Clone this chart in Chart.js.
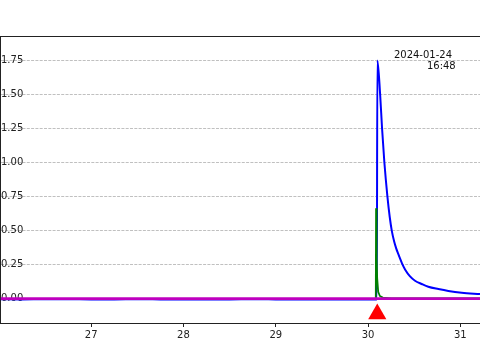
<!DOCTYPE html>
<html>
<head>
<meta charset="utf-8">
<script src="https://cdn.jsdelivr.net/npm/chart.js@4/dist/chart.umd.min.js"></script>
<style>
  html, body { margin: 0; padding: 0; background: #fff; }
  #wrap { width: 480px; height: 360px; }
</style>
</head>
<body>
<div id="wrap"><canvas id="c" width="480" height="360"></canvas></div>
<script>
// ---- data ----
const blueX = [26.02, 26.25, 26.5, 26.75, 27.0, 27.25, 27.5, 27.75, 28.0, 28.25, 28.5, 28.75, 29.0, 29.25, 29.5, 29.75, 30.0, 30.09,
               30.095, 30.101, 30.131, 30.152, 30.177, 30.21, 30.235, 30.257, 30.283, 30.305, 30.325, 30.368, 30.401, 30.455, 30.509, 30.582, 30.653, 30.762, 30.87, 31.015, 31.213];
const blueY = [-0.004, -0.005, -0.004, -0.004, -0.005, -0.005, -0.004, -0.005, -0.006, -0.005, -0.005, -0.004, -0.005, -0.006, -0.005, -0.006, -0.006, -0.006,
               -0.006, 1.75, 1.5, 1.25, 1.0, 0.75, 0.6, 0.5, 0.42, 0.37, 0.333, 0.26, 0.215, 0.164, 0.132, 0.108, 0.088, 0.071, 0.057, 0.044, 0.034];

const greenX = [26.02, 26.5, 27.0, 27.5, 28.0, 28.5, 29.0, 29.5, 30.0, 30.084, 30.087, 30.093, 30.099, 30.11, 30.128, 30.16, 30.25, 30.6, 31.0, 31.213];
const greenY = [-0.002, -0.003, -0.002, -0.003, -0.003, -0.002, -0.003, -0.003, -0.002, -0.002, 0.664, 0.3, 0.15, 0.05, 0.02, 0.008, 0.003, 0.002, 0.002, 0.002];

const magentaX = [26.02, 27.0, 28.0, 29.0, 30.0, 31.0, 31.213];
const magentaY = [0.001, 0.001, 0.001, 0.001, 0.001, 0.001, 0.001];

const markerX = [30.1];
const markerY = [-0.112];

const xTicks = [27, 28, 29, 30, 31];
const yTicks = [0, 0.25, 0.5, 0.75, 1.0, 1.25, 1.5, 1.75];
const xRange = [26.018, 31.213];
const yRange = [-0.182, 1.929];

const stampLines = ['2024-01-24', '16:48'];

// ---- build ----
const pts = (xs, ys) => xs.map((x, i) => ({ x: x, y: ys[i] }));
const FONT = "'DejaVu Sans', sans-serif";
const INK = '#222222';

const frame = {
  id: 'frame',
  afterDraw(chart) {
    const { ctx, chartArea: a, scales } = chart;
    ctx.save();
    ctx.strokeStyle = INK;
    ctx.lineWidth = 1;
    ctx.beginPath();
    ctx.moveTo(a.left, Math.round(a.top) + 0.5);
    ctx.lineTo(chart.width, Math.round(a.top) + 0.5);
    ctx.stroke();
    ctx.fillStyle = '#111';
    ctx.font = '10px ' + FONT;
    ctx.textBaseline = 'middle';
    ctx.textAlign = 'right';
    ctx.fillText(stampLines[0], scales.x.getPixelForValue(30.91), scales.y.getPixelForValue(1.79));
    ctx.fillText(stampLines[1], scales.x.getPixelForValue(30.95), scales.y.getPixelForValue(1.705));
    ctx.restore();
  }
};

new Chart(document.getElementById('c'), {
  type: 'scatter',
  data: {
    datasets: [
      { data: pts(magentaX, magentaY), showLine: true, borderColor: '#bf00bf', borderWidth: 2.6, pointRadius: 0, order: 1 },
      { data: pts(greenX, greenY), showLine: true, borderColor: '#008000', borderWidth: 1.8, pointRadius: 0, order: 2 },
      { data: pts(blueX, blueY), showLine: true, borderColor: '#0000ff', borderWidth: 2, pointRadius: 0, order: 3, cubicInterpolationMode: 'monotone' },
      { data: pts(markerX, markerY), showLine: false, pointStyle: 'triangle', pointRadius: 10.5, backgroundColor: '#ff0000', borderWidth: 0, order: 0 }
    ]
  },
  options: {
    responsive: false,
    animation: false,
    devicePixelRatio: 1,
    layout: { autoPadding: false, padding: { top: 36, left: 0.5, right: 0, bottom: 0 } },
    plugins: { legend: { display: false }, tooltip: { enabled: false } },
    scales: {
      x: {
        type: 'linear',
        min: xRange[0], max: xRange[1],
        afterBuildTicks: s => { s.ticks = xTicks.map(v => ({ value: v })); },
        afterFit: s => { s.height = 36.5; s.paddingLeft = 0; s.paddingRight = 0; },
        grid: { drawOnChartArea: false, drawTicks: true, tickLength: 3.5, color: INK, lineWidth: 1 },
        border: { display: true, color: INK, width: 1 },
        ticks: { color: INK, font: { family: FONT, size: 10 }, padding: 2, maxRotation: 0, callback: v => String(v) }
      },
      y: {
        type: 'linear',
        min: yRange[0], max: yRange[1],
        afterBuildTicks: s => { s.ticks = yTicks.map(v => ({ value: v })); },
        afterFit: s => { s.width = 0; s.paddingTop = 0; s.paddingBottom = 0; },
        grid: { drawTicks: false, color: '#b0b0b0', lineWidth: 0.8 },
        border: { display: true, color: INK, width: 1, dash: [3, 1.3] },
        ticks: { mirror: true, padding: 0.5, color: INK, font: { family: FONT, size: 10 }, callback: v => Number(v).toFixed(2) }
      }
    }
  },
  plugins: [frame]
});
</script>
</body>
</html>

-=-=-=-=-

_STATED EXERCISE_
Reproduce the material above exactly, first line through the line that contains "const INK = '#222222';", minus the pictures.

_CORRECT RESULT_
Clone this chart in Chart.js.
<!DOCTYPE html>
<html>
<head>
<meta charset="utf-8">
<script src="https://cdn.jsdelivr.net/npm/chart.js@4/dist/chart.umd.min.js"></script>
<style>
  html, body { margin: 0; padding: 0; background: #fff; }
  #wrap { width: 480px; height: 360px; }
</style>
</head>
<body>
<div id="wrap"><canvas id="c" width="480" height="360"></canvas></div>
<script>
// ---- data ----
const blueX = [26.02, 26.25, 26.5, 26.75, 27.0, 27.25, 27.5, 27.75, 28.0, 28.25, 28.5, 28.75, 29.0, 29.25, 29.5, 29.75, 30.0, 30.09,
               30.095, 30.101, 30.131, 30.152, 30.177, 30.21, 30.235, 30.257, 30.283, 30.305, 30.325, 30.368, 30.401, 30.455, 30.509, 30.582, 30.653, 30.762, 30.87, 31.015, 31.213];
const blueY = [-0.004, -0.005, -0.004, -0.004, -0.005, -0.005, -0.004, -0.005, -0.006, -0.005, -0.005, -0.004, -0.005, -0.006, -0.005, -0.006, -0.006, -0.006,
               -0.006, 1.75, 1.5, 1.25, 1.0, 0.75, 0.6, 0.5, 0.42, 0.37, 0.333, 0.26, 0.215, 0.164, 0.132, 0.108, 0.088, 0.071, 0.057, 0.044, 0.034];

const greenX = [26.02, 26.5, 27.0, 27.5, 28.0, 28.5, 29.0, 29.5, 30.0, 30.084, 30.087, 30.093, 30.099, 30.11, 30.128, 30.16, 30.25, 30.6, 31.0, 31.213];
const greenY = [-0.002, -0.003, -0.002, -0.003, -0.003, -0.002, -0.003, -0.003, -0.002, -0.002, 0.664, 0.3, 0.15, 0.05, 0.02, 0.008, 0.003, 0.002, 0.002, 0.002];

const magentaX = [26.02, 27.0, 28.0, 29.0, 30.0, 31.0, 31.213];
const magentaY = [0.001, 0.001, 0.001, 0.001, 0.001, 0.001, 0.001];

const markerX = [30.1];
const markerY = [-0.112];

const xTicks = [27, 28, 29, 30, 31];
const yTicks = [0, 0.25, 0.5, 0.75, 1.0, 1.25, 1.5, 1.75];
const xRange = [26.018, 31.213];
const yRange = [-0.182, 1.929];

const stampLines = ['2024-01-24', '16:48'];

// ---- build ----
const pts = (xs, ys) => xs.map((x, i) => ({ x: x, y: ys[i] }));
const FONT = "'DejaVu Sans', sans-serif";
const INK = '#222222';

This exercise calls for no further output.